### THE INPUT
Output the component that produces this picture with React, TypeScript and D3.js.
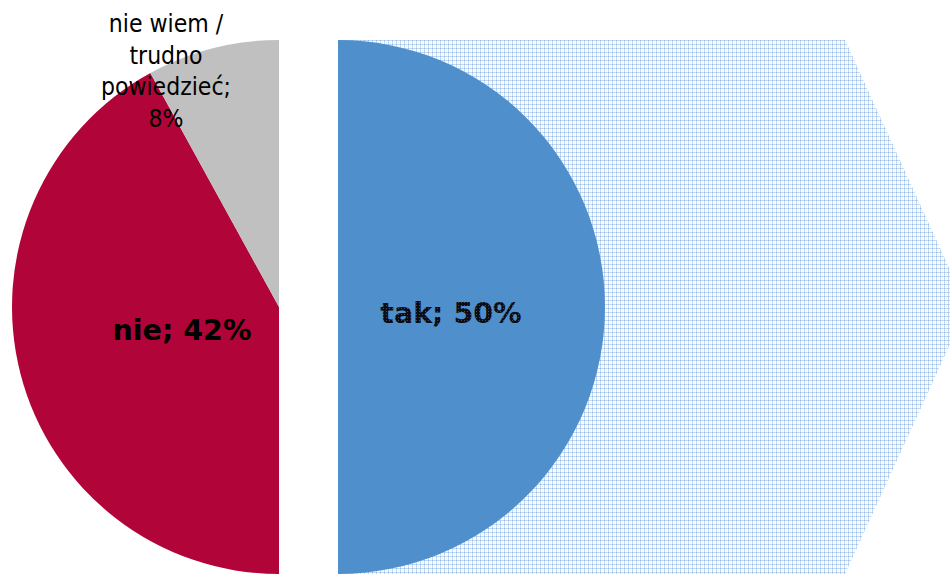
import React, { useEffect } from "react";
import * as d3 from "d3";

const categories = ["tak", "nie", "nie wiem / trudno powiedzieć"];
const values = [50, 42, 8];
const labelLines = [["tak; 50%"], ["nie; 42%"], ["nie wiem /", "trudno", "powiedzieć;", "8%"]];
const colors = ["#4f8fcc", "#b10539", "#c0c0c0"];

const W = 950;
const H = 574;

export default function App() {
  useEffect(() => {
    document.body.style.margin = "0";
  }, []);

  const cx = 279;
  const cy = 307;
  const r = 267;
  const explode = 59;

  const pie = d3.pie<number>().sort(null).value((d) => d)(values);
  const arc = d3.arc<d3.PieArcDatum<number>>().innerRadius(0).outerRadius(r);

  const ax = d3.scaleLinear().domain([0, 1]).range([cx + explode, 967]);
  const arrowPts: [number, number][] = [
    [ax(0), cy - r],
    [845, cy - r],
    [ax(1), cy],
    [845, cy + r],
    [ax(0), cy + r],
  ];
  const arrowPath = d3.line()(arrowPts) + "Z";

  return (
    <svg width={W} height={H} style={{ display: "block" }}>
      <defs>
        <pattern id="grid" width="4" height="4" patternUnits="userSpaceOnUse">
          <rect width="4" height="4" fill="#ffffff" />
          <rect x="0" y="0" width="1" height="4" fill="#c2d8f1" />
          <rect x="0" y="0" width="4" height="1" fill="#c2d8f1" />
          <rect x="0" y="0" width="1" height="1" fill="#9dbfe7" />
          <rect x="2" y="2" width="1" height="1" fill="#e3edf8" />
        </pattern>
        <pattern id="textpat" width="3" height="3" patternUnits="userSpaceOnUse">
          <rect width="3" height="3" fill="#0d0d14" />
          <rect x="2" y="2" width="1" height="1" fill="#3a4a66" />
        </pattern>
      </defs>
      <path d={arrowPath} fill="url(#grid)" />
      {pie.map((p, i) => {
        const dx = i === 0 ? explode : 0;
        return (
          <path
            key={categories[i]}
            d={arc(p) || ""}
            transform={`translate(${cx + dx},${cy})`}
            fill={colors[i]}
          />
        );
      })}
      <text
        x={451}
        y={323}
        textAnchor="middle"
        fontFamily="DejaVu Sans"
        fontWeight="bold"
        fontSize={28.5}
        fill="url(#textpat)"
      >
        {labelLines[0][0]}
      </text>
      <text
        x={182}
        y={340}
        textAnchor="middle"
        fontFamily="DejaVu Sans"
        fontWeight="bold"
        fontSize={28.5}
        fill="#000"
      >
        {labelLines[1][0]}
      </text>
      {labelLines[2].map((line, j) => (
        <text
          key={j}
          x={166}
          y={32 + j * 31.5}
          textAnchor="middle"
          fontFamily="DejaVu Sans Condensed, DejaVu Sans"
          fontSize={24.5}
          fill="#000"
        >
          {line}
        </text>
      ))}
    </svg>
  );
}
...
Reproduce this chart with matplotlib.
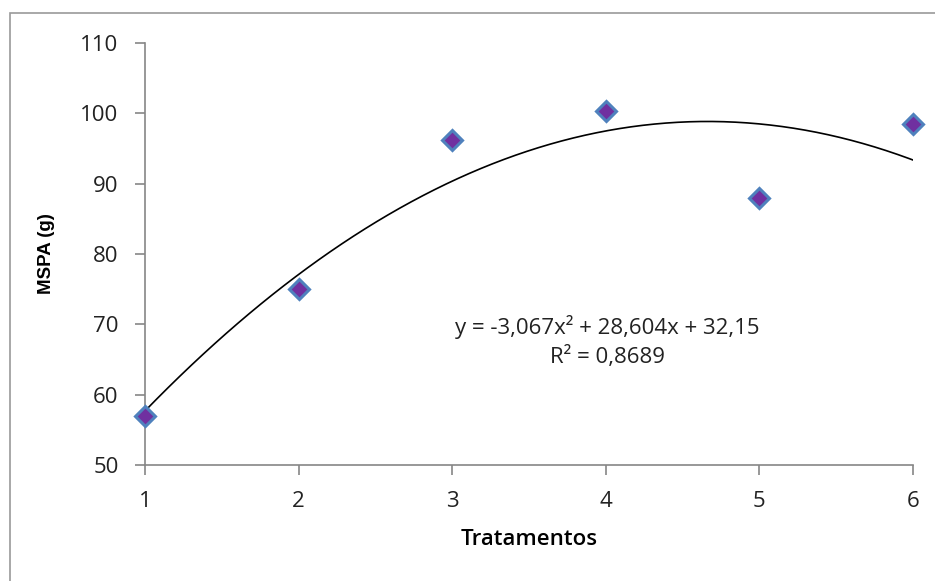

### YOUR OBJECTIVE
Using the entries above, reproduce word for word only the lines from the one that contains "Output the component" to the one that contains "import * as", both ends included, and drop every picture.

### THE SOLUTION
Output the component that produces this picture with React, TypeScript and D3.js.
import React, { useEffect } from "react";
import * as d3 from "d3";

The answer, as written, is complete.